Reproduce each line of the material exactly, minus any picture.

───── Stored data

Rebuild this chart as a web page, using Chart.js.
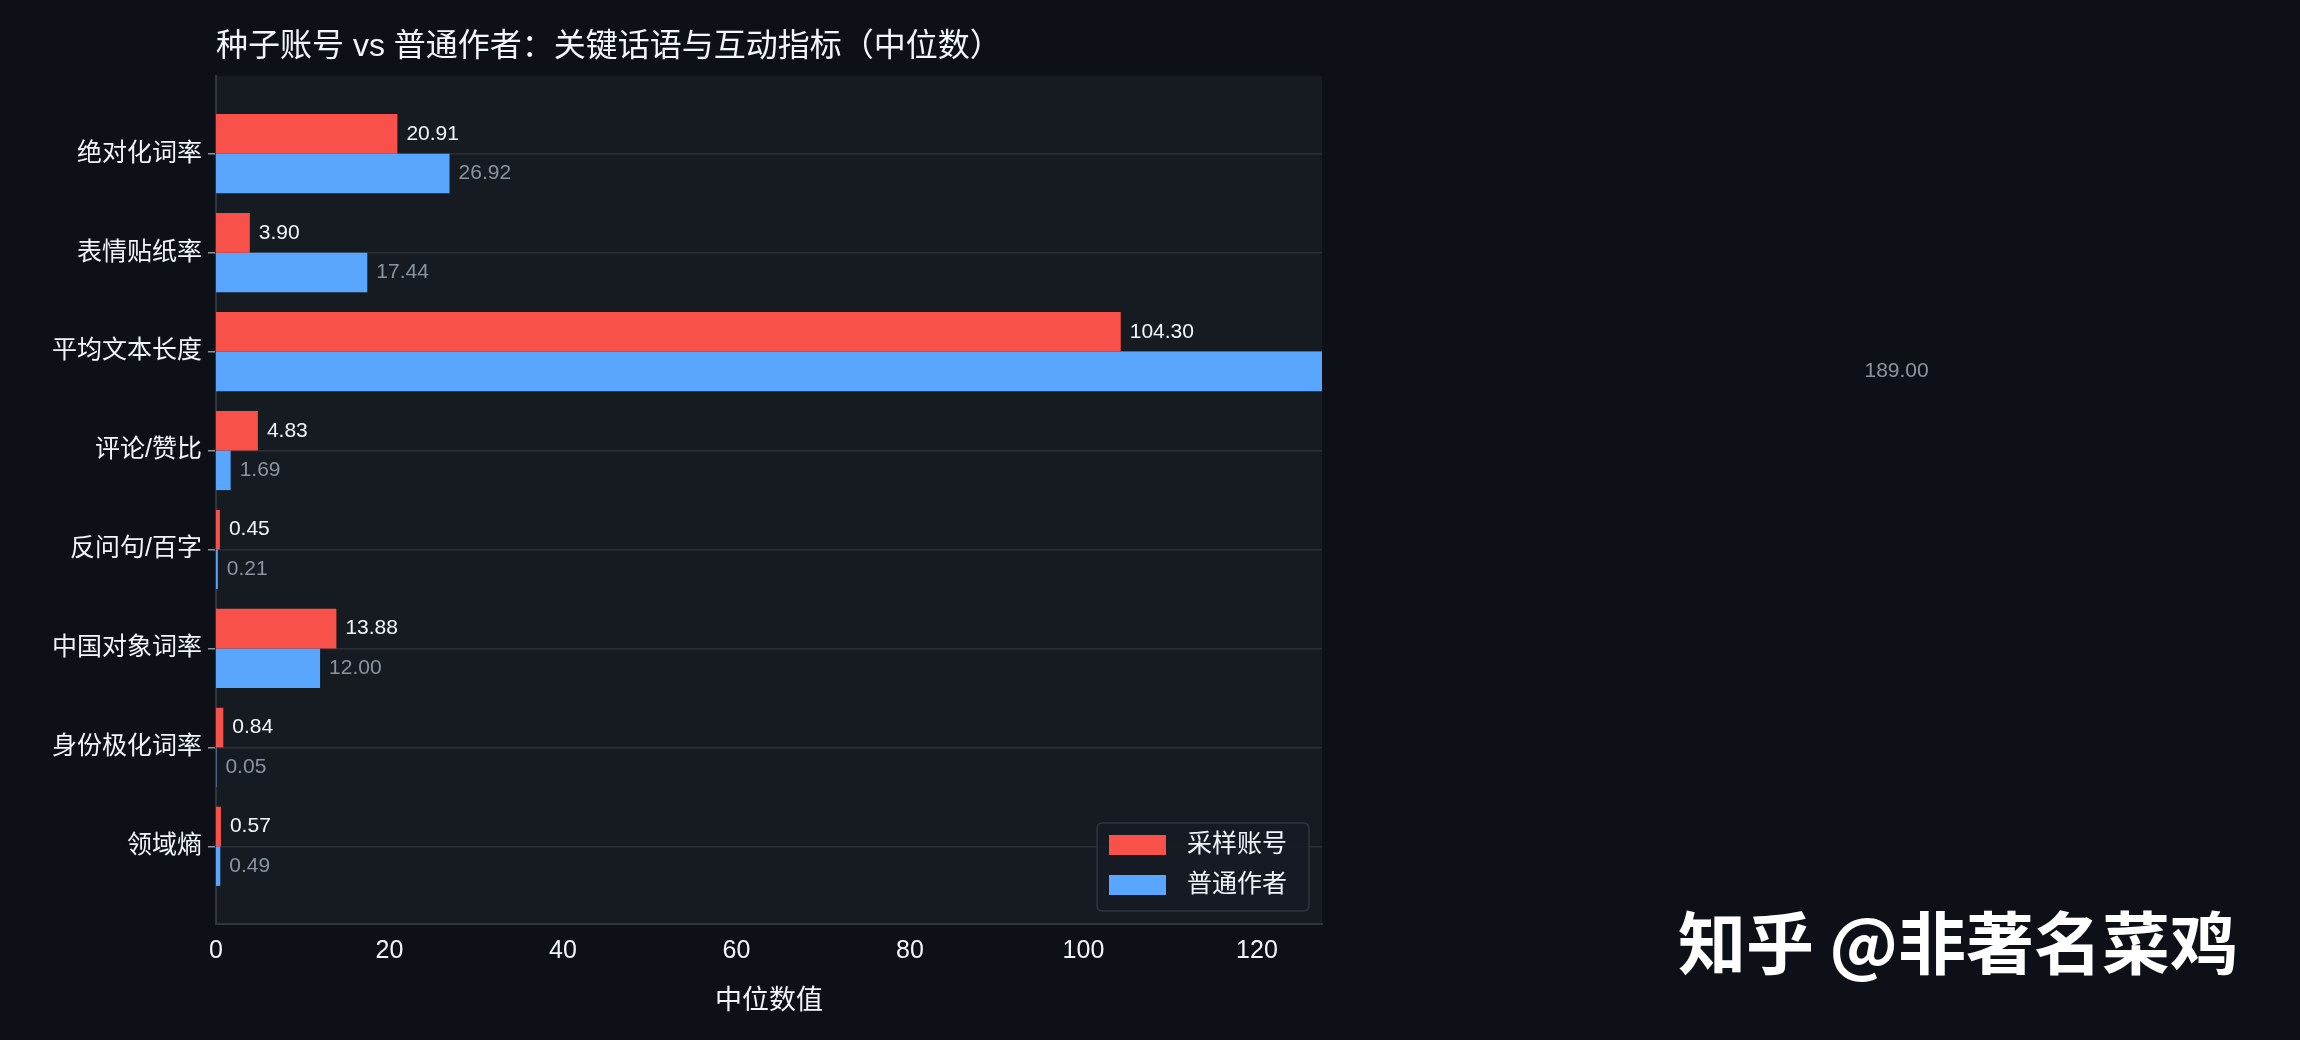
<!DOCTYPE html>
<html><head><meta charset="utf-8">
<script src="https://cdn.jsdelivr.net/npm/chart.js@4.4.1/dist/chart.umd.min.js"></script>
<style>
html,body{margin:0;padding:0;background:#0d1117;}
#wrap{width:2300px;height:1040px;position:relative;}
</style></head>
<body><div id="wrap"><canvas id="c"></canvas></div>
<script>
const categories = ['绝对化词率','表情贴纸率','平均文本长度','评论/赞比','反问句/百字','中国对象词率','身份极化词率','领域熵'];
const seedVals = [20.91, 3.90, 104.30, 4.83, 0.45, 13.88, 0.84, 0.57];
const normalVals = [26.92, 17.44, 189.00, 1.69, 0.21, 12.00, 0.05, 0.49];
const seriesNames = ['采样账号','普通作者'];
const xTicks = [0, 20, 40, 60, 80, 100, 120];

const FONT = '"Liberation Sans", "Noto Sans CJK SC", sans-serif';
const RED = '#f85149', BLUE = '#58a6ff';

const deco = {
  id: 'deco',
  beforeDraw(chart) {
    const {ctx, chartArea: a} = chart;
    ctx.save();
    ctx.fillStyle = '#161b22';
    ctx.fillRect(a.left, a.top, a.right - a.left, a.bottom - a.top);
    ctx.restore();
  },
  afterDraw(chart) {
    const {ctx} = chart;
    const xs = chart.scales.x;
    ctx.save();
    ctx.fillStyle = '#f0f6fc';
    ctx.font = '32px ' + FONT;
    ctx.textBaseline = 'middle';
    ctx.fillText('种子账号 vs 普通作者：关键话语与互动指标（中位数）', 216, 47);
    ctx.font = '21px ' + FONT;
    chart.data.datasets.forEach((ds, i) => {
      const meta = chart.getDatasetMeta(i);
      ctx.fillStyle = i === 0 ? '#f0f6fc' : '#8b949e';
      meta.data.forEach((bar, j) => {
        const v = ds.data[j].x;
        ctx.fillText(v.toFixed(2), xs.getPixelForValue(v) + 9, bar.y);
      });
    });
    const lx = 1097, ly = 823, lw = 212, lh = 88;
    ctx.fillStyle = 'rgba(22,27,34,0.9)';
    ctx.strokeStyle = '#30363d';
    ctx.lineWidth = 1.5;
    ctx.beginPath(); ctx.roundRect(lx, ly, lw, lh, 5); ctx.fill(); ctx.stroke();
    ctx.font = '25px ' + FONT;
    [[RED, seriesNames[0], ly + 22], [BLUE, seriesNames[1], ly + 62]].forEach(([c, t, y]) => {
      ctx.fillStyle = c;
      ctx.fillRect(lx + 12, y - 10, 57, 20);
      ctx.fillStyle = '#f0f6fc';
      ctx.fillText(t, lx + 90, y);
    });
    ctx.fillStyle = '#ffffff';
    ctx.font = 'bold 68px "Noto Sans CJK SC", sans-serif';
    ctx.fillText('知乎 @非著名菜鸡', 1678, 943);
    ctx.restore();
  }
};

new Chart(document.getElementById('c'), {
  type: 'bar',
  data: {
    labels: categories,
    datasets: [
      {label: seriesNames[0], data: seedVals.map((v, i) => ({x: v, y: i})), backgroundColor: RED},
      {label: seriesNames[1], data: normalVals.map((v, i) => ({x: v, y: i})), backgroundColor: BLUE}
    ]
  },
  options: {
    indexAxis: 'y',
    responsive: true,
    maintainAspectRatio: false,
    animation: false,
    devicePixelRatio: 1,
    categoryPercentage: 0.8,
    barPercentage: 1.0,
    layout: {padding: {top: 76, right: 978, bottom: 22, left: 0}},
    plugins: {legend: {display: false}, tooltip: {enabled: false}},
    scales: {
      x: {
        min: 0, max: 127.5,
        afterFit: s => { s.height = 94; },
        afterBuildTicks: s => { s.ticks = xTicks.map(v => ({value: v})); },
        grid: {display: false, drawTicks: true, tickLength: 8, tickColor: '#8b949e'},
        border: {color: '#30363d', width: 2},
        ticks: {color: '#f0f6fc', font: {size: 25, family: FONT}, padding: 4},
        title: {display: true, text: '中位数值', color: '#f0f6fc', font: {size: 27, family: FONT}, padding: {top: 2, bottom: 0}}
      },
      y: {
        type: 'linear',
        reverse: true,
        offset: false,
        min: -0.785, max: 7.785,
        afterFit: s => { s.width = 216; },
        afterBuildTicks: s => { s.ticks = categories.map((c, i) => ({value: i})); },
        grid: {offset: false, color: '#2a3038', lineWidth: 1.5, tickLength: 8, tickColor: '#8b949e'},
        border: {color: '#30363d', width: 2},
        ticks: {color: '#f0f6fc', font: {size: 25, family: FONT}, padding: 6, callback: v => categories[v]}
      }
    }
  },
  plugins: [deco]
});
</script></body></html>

──────────

▶ [Answer to the task]:
Rebuild this chart as a web page, using Chart.js.
<!DOCTYPE html>
<html><head><meta charset="utf-8">
<script src="https://cdn.jsdelivr.net/npm/chart.js@4.4.1/dist/chart.umd.min.js"></script>
<style>
html,body{margin:0;padding:0;background:#0d1117;}
#wrap{width:2300px;height:1040px;position:relative;}
</style></head>
<body><div id="wrap"><canvas id="c"></canvas></div>
<script>
const categories = ['绝对化词率','表情贴纸率','平均文本长度','评论/赞比','反问句/百字','中国对象词率','身份极化词率','领域熵'];
const seedVals = [20.91, 3.90, 104.30, 4.83, 0.45, 13.88, 0.84, 0.57];
const normalVals = [26.92, 17.44, 189.00, 1.69, 0.21, 12.00, 0.05, 0.49];
const seriesNames = ['采样账号','普通作者'];
const xTicks = [0, 20, 40, 60, 80, 100, 120];

const FONT = '"Liberation Sans", "Noto Sans CJK SC", sans-serif';
const RED = '#f85149', BLUE = '#58a6ff';

const deco = {
  id: 'deco',
  beforeDraw(chart) {
    const {ctx, chartArea: a} = chart;
    ctx.save();
    ctx.fillStyle = '#161b22';
    ctx.fillRect(a.left, a.top, a.right - a.left, a.bottom - a.top);
    ctx.restore();
  },
  afterDraw(chart) {
    const {ctx} = chart;
    const xs = chart.scales.x;
    ctx.save();
    ctx.fillStyle = '#f0f6fc';
    ctx.font = '32px ' + FONT;
    ctx.textBaseline = 'middle';
    ctx.fillText('种子账号 vs 普通作者：关键话语与互动指标（中位数）', 216, 47);
    ctx.font = '21px ' + FONT;
    chart.data.datasets.forEach((ds, i) => {
      const meta = chart.getDatasetMeta(i);
      ctx.fillStyle = i === 0 ? '#f0f6fc' : '#8b949e';
      meta.data.forEach((bar, j) => {
        const v = ds.data[j].x;
        ctx.fillText(v.toFixed(2), xs.getPixelForValue(v) + 9, bar.y);
      });
    });
    const lx = 1097, ly = 823, lw = 212, lh = 88;
    ctx.fillStyle = 'rgba(22,27,34,0.9)';
    ctx.strokeStyle = '#30363d';
    ctx.lineWidth = 1.5;
    ctx.beginPath(); ctx.roundRect(lx, ly, lw, lh, 5); ctx.fill(); ctx.stroke();
    ctx.font = '25px ' + FONT;
    [[RED, seriesNames[0], ly + 22], [BLUE, seriesNames[1], ly + 62]].forEach(([c, t, y]) => {
      ctx.fillStyle = c;
      ctx.fillRect(lx + 12, y - 10, 57, 20);
      ctx.fillStyle = '#f0f6fc';
      ctx.fillText(t, lx + 90, y);
    });
    ctx.fillStyle = '#ffffff';
    ctx.font = 'bold 68px "Noto Sans CJK SC", sans-serif';
    ctx.fillText('知乎 @非著名菜鸡', 1678, 943);
    ctx.restore();
  }
};

new Chart(document.getElementById('c'), {
  type: 'bar',
  data: {
    labels: categories,
    datasets: [
      {label: seriesNames[0], data: seedVals.map((v, i) => ({x: v, y: i})), backgroundColor: RED},
      {label: seriesNames[1], data: normalVals.map((v, i) => ({x: v, y: i})), backgroundColor: BLUE}
    ]
  },
  options: {
    indexAxis: 'y',
    responsive: true,
    maintainAspectRatio: false,
    animation: false,
    devicePixelRatio: 1,
    categoryPercentage: 0.8,
    barPercentage: 1.0,
    layout: {padding: {top: 76, right: 978, bottom: 22, left: 0}},
    plugins: {legend: {display: false}, tooltip: {enabled: false}},
    scales: {
      x: {
        min: 0, max: 127.5,
        afterFit: s => { s.height = 94; },
        afterBuildTicks: s => { s.ticks = xTicks.map(v => ({value: v})); },
        grid: {display: false, drawTicks: true, tickLength: 8, tickColor: '#8b949e'},
        border: {color: '#30363d', width: 2},
        ticks: {color: '#f0f6fc', font: {size: 25, family: FONT}, padding: 4},
        title: {display: true, text: '中位数值', color: '#f0f6fc', font: {size: 27, family: FONT}, padding: {top: 2, bottom: 0}}
      },
      y: {
        type: 'linear',
        reverse: true,
        offset: false,
        min: -0.785, max: 7.785,
        afterFit: s => { s.width = 216; },
        afterBuildTicks: s => { s.ticks = categories.map((c, i) => ({value: i})); },
        grid: {offset: false, color: '#2a3038', lineWidth: 1.5, tickLength: 8, tickColor: '#8b949e'},
        border: {color: '#30363d', width: 2},
        ticks: {color: '#f0f6fc', font: {size: 25, family: FONT}, padding: 6, callback: v => categories[v]}
      }
    }
  },
  plugins: [deco]
});
</script></body></html>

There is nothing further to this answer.